■ SUPPLIED DATA
# # #

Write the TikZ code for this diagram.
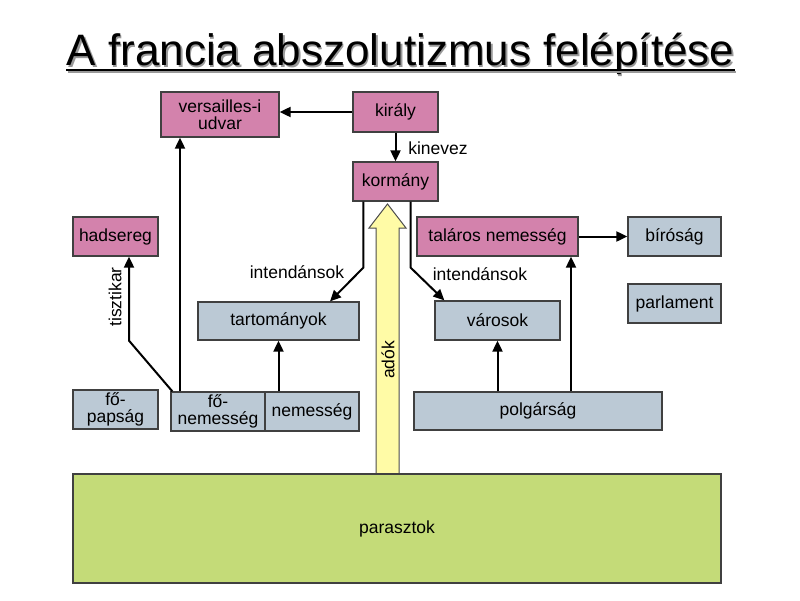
\documentclass[tikz,border=0pt]{standalone}
\usepackage{fontspec}
\setmainfont{Liberation Sans}
\usetikzlibrary{arrows.meta,calc}
\definecolor{rozsa}{RGB}{211,130,172}
\definecolor{szurke}{RGB}{187,201,213}
\definecolor{zold}{RGB}{196,219,120}
\definecolor{sarga}{RGB}{255,251,166}

\begin{document}
\begin{tikzpicture}[x=1pt,y=-1pt,
  box/.style={draw=black!75,line width=1.3pt,inner sep=0pt,align=center,
    font=\fontsize{17.5}{17}\selectfont},
  pinkbox/.style={box,fill=rozsa},
  greybox/.style={box,fill=szurke},
  arr/.style={line width=2pt,-{Triangle[length=11pt,width=10pt]}},
  lbl/.style={font=\fontsize{17.5}{17}\selectfont,inner sep=0pt},
  titlefont/.style={font=\fontsize{44}{44}\selectfont,anchor=base,inner sep=0pt}]
  \useasboundingbox[fill=white] (0,0) rectangle (800,600);
  % title with its shadow
  \node[titlefont,black!40] (titleshadow) at (402,67) {A francia abszolutizmus felépítése};
  \node[titlefont]          (title)       at (400.5,65) {A francia abszolutizmus felépítése};
  \draw[black!40,line width=2pt] ($(title.base west)+(1.5,7)$) -- ($(title.base east)+(1.5,7)$);
  \draw[black,line width=2pt]    ($(title.base west)+(0,5)$) -- ($(title.base east)+(0,5)$);
  % top row
  \node[pinkbox,minimum width=118pt,minimum height=45pt] (versailles) at (220,114.5) {versailles-i\\udvar};
  \node[pinkbox,minimum width=85pt,minimum height=40pt]  (kiraly)     at (395.5,112) {király};
  \node[pinkbox,minimum width=85pt,minimum height=39pt]  (kormany)    at (395.5,181.5) {kormány};
  % middle rows
  \node[pinkbox,minimum width=85pt,minimum height=39pt]  (hadsereg)   at (115.5,236.5) {hadsereg};
  \node[pinkbox,minimum width=161pt,minimum height=39pt] (talaros)    at (497.5,236.5) {taláros nemesség};
  \node[greybox,minimum width=93pt,minimum height=39pt]  (birosag)    at (674.5,236.5) {bíróság};
  \node[greybox,minimum width=93pt,minimum height=39pt]  (parlament)  at (674.5,303.5) {parlament};
  \node[greybox,minimum width=161pt,minimum height=38pt] (tartomanyok) at (278.5,321) {tartományok};
  \node[greybox,minimum width=125pt,minimum height=39pt] (varosok)    at (497.5,320.5) {városok};
  % lower row
  \node[greybox,minimum width=85pt,minimum height=39pt]  (fopapsag)   at (115.5,409.5) {fő-\\papság};
  \node[greybox,minimum width=94pt,minimum height=39pt]  (fonemesseg) at (218,411.5) {fő-\\nemesség};
  \node[greybox,minimum width=94pt,minimum height=39pt]  (nemesseg)   at (312,411.5) {nemesség};
  \node[greybox,minimum width=248pt,minimum height=38pt] (polgarsag)  at (538,411) {polgárság};
  % taxes going up
  \coordinate (adotip) at (387.5,204);
  \draw[fill=sarga,draw=black!70,line width=1pt] (376,474) -- (376,228) -- (369,228) -- (adotip)
    -- (406,228) -- (399,228) -- (399,474);
  \node[lbl,rotate=90] (adok) at (388,360) {adók};
  \node[box,fill=zold,minimum width=648pt,minimum height=109pt] (parasztok) at (397,528.5) {parasztok};
  % connectors
  \draw[arr] (kiraly.west) -- (kiraly.west -| versailles.east);
  \draw[arr] (kiraly) -- (kormany);
  \node[lbl] (kinevez) at (438,148) {kinevez};
  \draw[arr] ($(kormany.south west)+(11,0)$) -- ++(0,66) -- ($(tartomanyok.north)+(51.5,0)$);
  \draw[arr] ($(kormany.south east)+(-28,0)$) -- ++(0,66) -- ($(varosok.north west)+(10,0)$);
  \node[lbl] (intend1) at (297,272) {intendánsok};
  \node[lbl] (intend2) at (480,274) {intendánsok};
  \draw[arr] (talaros) -- (birosag);
  \draw[arr] (polgarsag.north -| varosok.south) -- (varosok.south);
  \draw[arr] ($(polgarsag.north)+(33,0)$) coordinate (p2) -- (p2 |- talaros.south);
  \draw[arr] (nemesseg.north -| tartomanyok.south) -- (tartomanyok.south);
  \draw[arr] ($(fonemesseg.north)+(-38,0)$) coordinate (f1) -- (f1 |- versailles.south);
  \draw[arr] ($(fonemesseg.north west)+(2,0)$) -- ($(hadsereg.south)+(13.5,84)$) -- ($(hadsereg.south)+(13.5,0)$);
  \node[lbl,rotate=90] (tisztikar) at (115,297) {tisztikar};
\end{tikzpicture}
\end{document}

# # #

■ STATED TASK
Without including any picture, repeat the data exactly.

■ EXERCISE SOLUTION
Write the TikZ code for this diagram.
\documentclass[tikz,border=0pt]{standalone}
\usepackage{fontspec}
\setmainfont{Liberation Sans}
\usetikzlibrary{arrows.meta,calc}
\definecolor{rozsa}{RGB}{211,130,172}
\definecolor{szurke}{RGB}{187,201,213}
\definecolor{zold}{RGB}{196,219,120}
\definecolor{sarga}{RGB}{255,251,166}

\begin{document}
\begin{tikzpicture}[x=1pt,y=-1pt,
  box/.style={draw=black!75,line width=1.3pt,inner sep=0pt,align=center,
    font=\fontsize{17.5}{17}\selectfont},
  pinkbox/.style={box,fill=rozsa},
  greybox/.style={box,fill=szurke},
  arr/.style={line width=2pt,-{Triangle[length=11pt,width=10pt]}},
  lbl/.style={font=\fontsize{17.5}{17}\selectfont,inner sep=0pt},
  titlefont/.style={font=\fontsize{44}{44}\selectfont,anchor=base,inner sep=0pt}]
  \useasboundingbox[fill=white] (0,0) rectangle (800,600);
  % title with its shadow
  \node[titlefont,black!40] (titleshadow) at (402,67) {A francia abszolutizmus felépítése};
  \node[titlefont]          (title)       at (400.5,65) {A francia abszolutizmus felépítése};
  \draw[black!40,line width=2pt] ($(title.base west)+(1.5,7)$) -- ($(title.base east)+(1.5,7)$);
  \draw[black,line width=2pt]    ($(title.base west)+(0,5)$) -- ($(title.base east)+(0,5)$);
  % top row
  \node[pinkbox,minimum width=118pt,minimum height=45pt] (versailles) at (220,114.5) {versailles-i\\udvar};
  \node[pinkbox,minimum width=85pt,minimum height=40pt]  (kiraly)     at (395.5,112) {király};
  \node[pinkbox,minimum width=85pt,minimum height=39pt]  (kormany)    at (395.5,181.5) {kormány};
  % middle rows
  \node[pinkbox,minimum width=85pt,minimum height=39pt]  (hadsereg)   at (115.5,236.5) {hadsereg};
  \node[pinkbox,minimum width=161pt,minimum height=39pt] (talaros)    at (497.5,236.5) {taláros nemesség};
  \node[greybox,minimum width=93pt,minimum height=39pt]  (birosag)    at (674.5,236.5) {bíróság};
  \node[greybox,minimum width=93pt,minimum height=39pt]  (parlament)  at (674.5,303.5) {parlament};
  \node[greybox,minimum width=161pt,minimum height=38pt] (tartomanyok) at (278.5,321) {tartományok};
  \node[greybox,minimum width=125pt,minimum height=39pt] (varosok)    at (497.5,320.5) {városok};
  % lower row
  \node[greybox,minimum width=85pt,minimum height=39pt]  (fopapsag)   at (115.5,409.5) {fő-\\papság};
  \node[greybox,minimum width=94pt,minimum height=39pt]  (fonemesseg) at (218,411.5) {fő-\\nemesség};
  \node[greybox,minimum width=94pt,minimum height=39pt]  (nemesseg)   at (312,411.5) {nemesség};
  \node[greybox,minimum width=248pt,minimum height=38pt] (polgarsag)  at (538,411) {polgárság};
  % taxes going up
  \coordinate (adotip) at (387.5,204);
  \draw[fill=sarga,draw=black!70,line width=1pt] (376,474) -- (376,228) -- (369,228) -- (adotip)
    -- (406,228) -- (399,228) -- (399,474);
  \node[lbl,rotate=90] (adok) at (388,360) {adók};
  \node[box,fill=zold,minimum width=648pt,minimum height=109pt] (parasztok) at (397,528.5) {parasztok};
  % connectors
  \draw[arr] (kiraly.west) -- (kiraly.west -| versailles.east);
  \draw[arr] (kiraly) -- (kormany);
  \node[lbl] (kinevez) at (438,148) {kinevez};
  \draw[arr] ($(kormany.south west)+(11,0)$) -- ++(0,66) -- ($(tartomanyok.north)+(51.5,0)$);
  \draw[arr] ($(kormany.south east)+(-28,0)$) -- ++(0,66) -- ($(varosok.north west)+(10,0)$);
  \node[lbl] (intend1) at (297,272) {intendánsok};
  \node[lbl] (intend2) at (480,274) {intendánsok};
  \draw[arr] (talaros) -- (birosag);
  \draw[arr] (polgarsag.north -| varosok.south) -- (varosok.south);
  \draw[arr] ($(polgarsag.north)+(33,0)$) coordinate (p2) -- (p2 |- talaros.south);
  \draw[arr] (nemesseg.north -| tartomanyok.south) -- (tartomanyok.south);
  \draw[arr] ($(fonemesseg.north)+(-38,0)$) coordinate (f1) -- (f1 |- versailles.south);
  \draw[arr] ($(fonemesseg.north west)+(2,0)$) -- ($(hadsereg.south)+(13.5,84)$) -- ($(hadsereg.south)+(13.5,0)$);
  \node[lbl,rotate=90] (tisztikar) at (115,297) {tisztikar};
\end{tikzpicture}
\end{document}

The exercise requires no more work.